Note: This article is courtesy of Iris.xyz
By Amy Kemp, Asset Management Research Specialist, Nasdaq
The ability to efficiently and effectively communicate one’s process to both prospects and clients is arguably the most important piece of an advisor’s skill set. This is something we at Dorsey, Wright & Associates, a Nasdaq Company, can relate to as well, as we are often asked to explain our process and approach to investing.
Providing evidence from third parties can help give credibility to your story. The book, “What Works on Wall Street: The Classic Guide to the Best-Performing Investment Strategies of All Time,” by James O’Shaugnessy, is an excellent such source, especially with regard to relative strength research. While O’Shaugnessy tested and examined many different investment strategies, his findings surrounding relative strength strategies were particularly compelling, and establish evidence for applying it in a systematic fashion, much like we do. There are a few key excerpts from the book we feel can be particularly helpful when the time comes (as it does with every investment philosophy) to defend your process.
Quote #1 – “The only way to beat the market over the long term is to use sensible investment strategies consistently…The lack of discipline devastates long-term performance.”
The ability to make rules-based investment decisions, and to do so in a repeatable fashion, is easier said than done. It becomes far more challenging when the factors that guide your “rules” are ambiguous to begin with. Many fundamental inputs, whether growth or value oriented, can become ambiguous over time. Accounting standards can shift, analysts can focus upon top-line instead of bottom-line numbers, etc. All of us can recall the manner in which “dot-com” companies had their numbers massaged by analysts in an effort to generate a positive opinion as the stocks were rising.

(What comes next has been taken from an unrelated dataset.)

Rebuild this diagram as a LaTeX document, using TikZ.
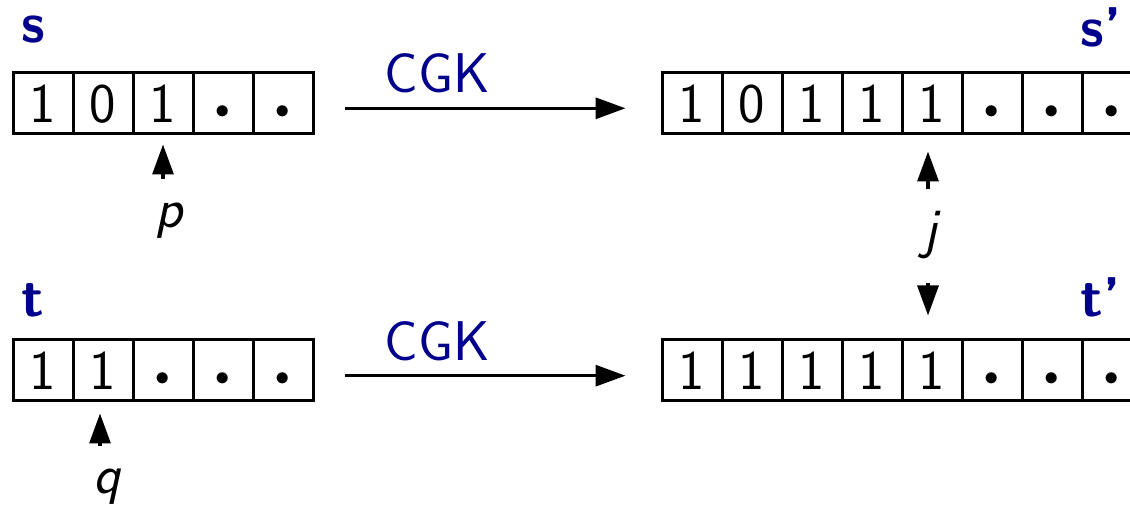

When the stocks began to fall, changing that opinion in a timely fashion was hard to do, since the data supporting the “buy” recommendation didn’t change. If an analyst says to “buy” a company that isn’t making money, the simple observation that they are still not making money a year later doesn’t give cause to downgrade the stock. Market psychology can change much faster than company fundamentals, and this is why price inputs are so useful.
Price is an objective input, and our relative strength calculations are based solely upon price inputs. There is no “pro-forma” relative strength calculation that might be confused with the GAAP relative strength analysis. Relative strength is calculated simply by dividing the price of one security by another on a daily basis, and that calculation comes to life once we plot it on a Point and Figure (PnF) chart. At any time, a PnF chart is either on a buy signal or a sell signal. There is no gray area, allowing the practice of constructing relative strength-based portfolios to be conducted in both a “sensible” and “consistent” manner.